Lewis has apparently been taking lessons from Lovie Smith on how to answer reporter’s questions.  This could have easily come from him.

In any case, even though the reporter called it one (twice), those of you who are paying attention might note that failing to address the report is not a denial.  Just sayin’.

  • Donovan McNabb feels “disrespected”.  But presumably not enough to quit and give up any money he might have coming to him.  Mike Shanahan waited until Thursday evening to tell him he wouldn’t be starting last weekend.  Maybe McNabb should get on board and do what the offensive coordinator asks him to do.
  • The Lions won a road game last weekend and, though the significance of it went by most of us, Jamie Samuelson at the Detroit Free Press points out that they did it with their third string quarterback.  With three quarterbacks who can play ball, the Lions enjoy a luxury most teams would love to have.

The Lions are a team worth keeping an eye on the last two games.  If they finish strong it could be taken as an indication that they will be ready to turn the corner next year.

One Final Thought

Its Potash day here.  He got this interesting comment from Rashied Davis regarding Devin Hester after he set the record for career returns for a touch down:

“Asked the best thing he could say about Hester, Rashied Davis had an interesting answer:

‘‘’He’s a good dude,’ Davis said. ‘He respects what we do, which makes us play harder, because he doesn’t think it’s all him. He knows we have a huge part of it and gives us credit. So we definitely. appreciate his attutude toward what he does.'”

Posted in Chicago Bears, Detroit Lions, Minnesota Vikings, Points of View | Leave a comment

Bears Must Continue to Work to Improve

Mike Mulligan at the Chicago Sun-Times makes a debatable point about what the Bears should do with their last two games:

“The battle cry might be that winning the division title is just one step, but you can’t help but wonder if you might be able to find a shortcut to the Super Bowl by settling on the No. 3 seed and calling it a day on the 2010 regular season.

“Yes, it is a great betrayal of the integrity of the league and might leave an indelible stain on the franchise. It also might work out just fine.”

I know that there are always health concerns when it comes to playing football games.  Most coaches believe that you keep your guys healthy and rest them before the playoffs whenever you can.  I understand that.  But I think Mulligan might be taking it a bit far in this case.

Before the season began I said that this year was going to be one where self-improvement was going to be the theme.  At the time I thought the Bears would have eight wins.  But the fact that they’ve got more than that and are on their way to the playoffs doesn’t change my opinion.  They need to continue to improve if they are going to make a deep playoff run.

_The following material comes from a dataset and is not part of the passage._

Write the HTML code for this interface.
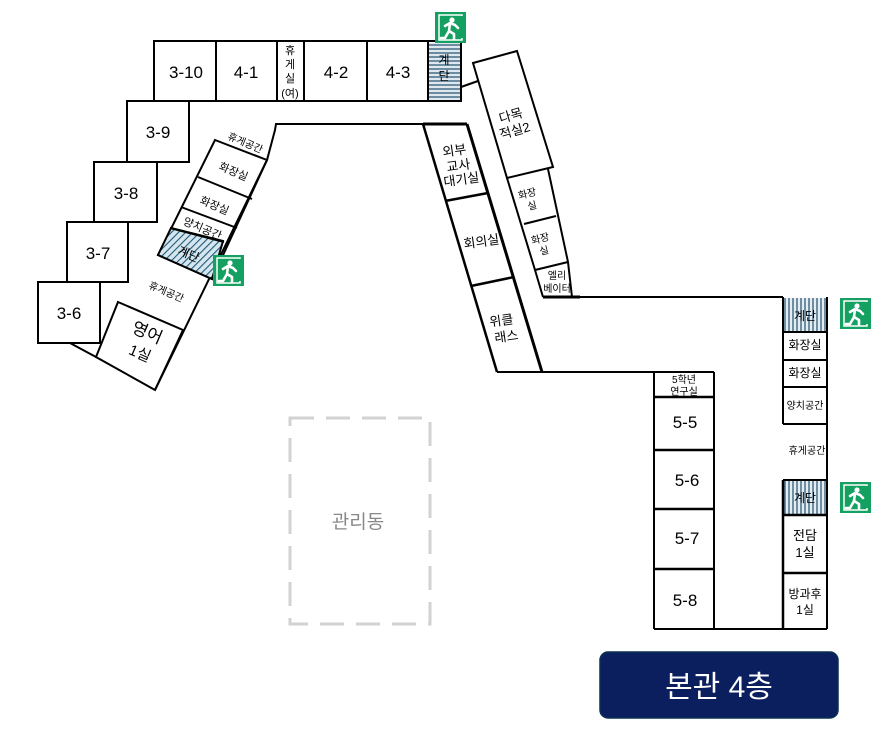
<!DOCTYPE html>
<html><head><meta charset="utf-8"><style>
html,body{margin:0;padding:0;background:#fff;}
svg{display:block;}
text{font-family:"Liberation Sans","Noto Sans CJK KR",sans-serif;fill:#000;}
</style></head><body>
<svg width="885" height="739" viewBox="0 0 885 739" xmlns="http://www.w3.org/2000/svg">
<defs>
<pattern id="hh" width="4" height="4" patternUnits="userSpaceOnUse"><rect width="4" height="4" fill="#dfe8ee"/><line x1="0" y1="1" x2="4" y2="1" stroke="#1f4e6e" stroke-width="1.2"/></pattern>
<pattern id="vh" width="4" height="4" patternUnits="userSpaceOnUse"><rect width="4" height="4" fill="#e6edf2"/><line x1="1" y1="0" x2="1" y2="4" stroke="#1f4e6e" stroke-width="1.2"/></pattern>
<pattern id="dh" width="5" height="5" patternUnits="userSpaceOnUse" patternTransform="rotate(45)"><rect width="5" height="5" fill="#d6e6ef"/><line x1="0" y1="0" x2="0" y2="5" stroke="#1f5a7a" stroke-width="2.2"/></pattern>
<g id="exit"><rect width="31" height="31" fill="#13a060"/><rect x="4" y="3" width="23" height="25" fill="none" stroke="#fff" stroke-width="1.5"/><rect x="14" y="4" width="14" height="22" fill="#13a060"/><circle cx="17" cy="8" r="2.6" fill="#fff"/><path d="M10 14 L15 11 L20 13 L23 16 M15 11 L14 19 L19 22 L19 27 M14 19 L10 26 L6 26" stroke="#fff" stroke-width="2.6" fill="none" stroke-linecap="round" stroke-linejoin="round"/></g>
</defs>
<g fill="none" stroke="#000" stroke-width="2">
<!-- top row -->
<rect x="154" y="41" width="307" height="60" fill="#fff"/>
<line x1="216" y1="41" x2="216" y2="101"/><line x1="277" y1="41" x2="277" y2="101"/><line x1="304" y1="41" x2="304" y2="101"/><line x1="367" y1="41" x2="367" y2="101"/><line x1="428" y1="41" x2="428" y2="101"/>
<rect x="429" y="43" width="31" height="57" fill="url(#hh)" stroke="none"/>
<!-- stepped rooms -->
<rect x="127" y="101" width="62" height="61" fill="#fff"/>
<rect x="94" y="162" width="63" height="60" fill="#fff"/>
<rect x="67" y="222" width="61" height="60" fill="#fff"/>
<rect x="38" y="282" width="62" height="61" fill="#fff"/>
<line x1="70" y1="343" x2="96" y2="357"/>
<!-- left wing -->
<polyline points="425,124 276,124 275,130 267,160 155,390"/>
<polygon points="215,140 267,160 212,279 158,255"/>
<polygon points="171,228 223,241 212,279 158,255" fill="url(#dh)"/>
<line x1="198" y1="177" x2="252" y2="199"/>
<line x1="181" y1="207" x2="237" y2="228"/>
<line x1="170" y1="228" x2="224" y2="242"/>
<polygon points="118,302 183,330 155,390 96,357"/>
<!-- right diag column -->
<line x1="423" y1="124" x2="497" y2="372" stroke-width="2.5"/>
<line x1="467" y1="124" x2="542" y2="372" stroke-width="3"/>
<line x1="423" y1="124" x2="467" y2="124" stroke-width="3"/>
<line x1="445" y1="201" x2="488" y2="193" stroke-width="2.5"/>
<line x1="471" y1="286" x2="514" y2="277" stroke-width="2.5"/>
<polyline points="497,372 654,372"/>
<!-- 다목적실2 etc -->
<line x1="461" y1="87" x2="478" y2="81"/>
<polygon points="473,63 517,51 553,167 507,178"/>
<polyline points="507,178 535,270 543,297"/>
<polyline points="548,169 568,262 572,297"/>
<line x1="524" y1="224" x2="556" y2="216"/>
<line x1="535" y1="270" x2="568" y2="262"/>
<line x1="543" y1="297" x2="783" y2="297"/>
<line x1="543" y1="297" x2="580" y2="297" stroke-width="3"/>
<!-- right block -->
<line x1="827" y1="297" x2="827" y2="629"/>
<line x1="783" y1="297" x2="783" y2="424"/>
<line x1="783" y1="424" x2="827" y2="424"/>
<rect x="784" y="298" width="42" height="33" fill="url(#vh)" stroke="none"/>
<line x1="783" y1="332" x2="827" y2="332"/><line x1="783" y1="360" x2="827" y2="360"/><line x1="783" y1="387" x2="827" y2="387"/>
<line x1="783" y1="480" x2="827" y2="480"/>
<rect x="784" y="481" width="42" height="33" fill="url(#vh)" stroke="none"/>
<line x1="783" y1="480" x2="783" y2="629" stroke-width="2.5"/>
<line x1="783" y1="515" x2="827" y2="515" stroke-width="2.5"/>
<line x1="783" y1="573" x2="827" y2="573" stroke-width="2.5"/>
<line x1="654" y1="629" x2="827" y2="629"/>
<!-- 5 block -->
<line x1="654" y1="372" x2="714" y2="372"/>
<line x1="654" y1="372" x2="654" y2="629"/><line x1="714" y1="372" x2="714" y2="629"/>
<g stroke-width="2.5"><line x1="654" y1="397" x2="714" y2="397"/><line x1="654" y1="450" x2="714" y2="450"/><line x1="654" y1="509" x2="714" y2="509"/><line x1="654" y1="569" x2="714" y2="569"/></g>
</g>
<!-- 관리동 -->
<rect x="290" y="418" width="140" height="206" fill="none" stroke="#d2d2d2" stroke-width="3" stroke-dasharray="24,12"/>
<text x="358" y="528" font-size="19" text-anchor="middle" style="fill:#888">관리동</text>
<!-- exits -->
<use href="#exit" x="435" y="12"/>
<use href="#exit" x="213" y="255"/>
<use href="#exit" x="840" y="298"/>
<use href="#exit" x="840" y="482"/>
<!-- labels -->
<g font-size="17" text-anchor="middle">
<text x="186" y="78">3-10</text><text x="246" y="78">4-1</text><text x="336" y="78">4-2</text><text x="398" y="78">4-3</text>
<text x="158" y="138">3-9</text><text x="126" y="199">3-8</text><text x="98" y="259">3-7</text><text x="69" y="319">3-6</text>
<text x="685" y="428">5-5</text><text x="687" y="486">5-6</text><text x="687" y="544">5-7</text><text x="685" y="606">5-8</text>
</g>
<g font-size="11" text-anchor="middle">
<text x="290" y="54">휴</text><text x="290" y="68">게</text><text x="290" y="82">실</text><text x="290" y="97">(여)</text>
<text x="444" y="64" font-size="12">계</text><text x="444" y="80" font-size="12">단</text>
<text x="805" y="320" font-size="12">계단</text><text x="805" y="349" font-size="12">화장실</text><text x="805" y="377" font-size="12">화장실</text>
<text x="805" y="409" font-size="10">양치공간</text><text x="807" y="454" font-size="10">휴게공간</text>
<text x="805" y="502" font-size="12">계단</text>
<text x="805" y="540" font-size="13">전담</text><text x="805" y="557" font-size="13">1실</text>
<text x="805" y="598" font-size="12">방과후</text><text x="805" y="614" font-size="12">1실</text>
<text x="684" y="383" font-size="10">5학년</text><text x="684" y="395" font-size="10">연구실</text>
</g>
<g font-size="11" text-anchor="middle">
<text transform="translate(244,146) rotate(23)" font-size="10">휴게공간</text>
<text transform="translate(232,175) rotate(23)">화장실</text>
<text transform="translate(213,209) rotate(23)">화장실</text>
<text transform="translate(201,232) rotate(23)">양치공간</text>
<text transform="translate(187,258) rotate(23)" font-size="12">계단</text>
<text transform="translate(165,295) rotate(23)" font-size="10">휴게공간</text>
<text transform="translate(145,338) rotate(23)" font-size="17">영어</text>
<text transform="translate(138,358) rotate(23)" font-size="15">1실</text>
<text transform="translate(512,120) rotate(-16)" font-size="13">다목</text>
<text transform="translate(516,135) rotate(-16)" font-size="13">적실2</text>
<text transform="translate(455,155) rotate(-8)" font-size="13">외부</text>
<text transform="translate(459,170) rotate(-8)" font-size="13">교사</text>
<text transform="translate(462,184) rotate(-8)" font-size="13">대기실</text>
<text transform="translate(482,246) rotate(-8)" font-size="13">회의실</text>
<text transform="translate(502,325) rotate(-8)" font-size="13">위클</text>
<text transform="translate(507,341) rotate(-8)" font-size="13">래스</text>
<text transform="translate(528,197) rotate(-14)" font-size="10">화장</text>
<text transform="translate(533,209) rotate(-14)" font-size="10">실</text>
<text transform="translate(541,242) rotate(-14)" font-size="10">화장</text>
<text transform="translate(545,254) rotate(-14)" font-size="10">실</text>
<text x="557" y="279" font-size="10">엘리</text><text x="557" y="292" font-size="10">베이터</text>
</g>
<!-- badge -->
<rect x="600" y="652" width="238" height="66" rx="8" fill="#0b1f5f" stroke="#0a3050" stroke-width="1.5"/>
<text x="719" y="697" font-size="30" text-anchor="middle" style="fill:#fff">본관 4층</text>
</svg>
</body></html>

New England taught us that the defensive backs need to get better, particularly in man coverage.  There are young defensive linemen that need to improve if they are going to take maximum advantage of Julius Pepper‘s presence.  And more than anything else the offensive line has to continue to develop technique and work toward attaining better cohesiveness.  Dan Pompei at the Chicago Tribune did his weekly film review and also found a number of aspects of the Bears play against the Vikings that need to be cleaned up.

Three weeks is forever in the NFL.  All of these things and more need to continue to improve and they can do so dramatically if the team continues to put the correct amount of effort into the games they have left.  If they are going to be able to look in the mirror after the year is over and be able to say that did everything they could and played their best when it counted, that’s what they have to do.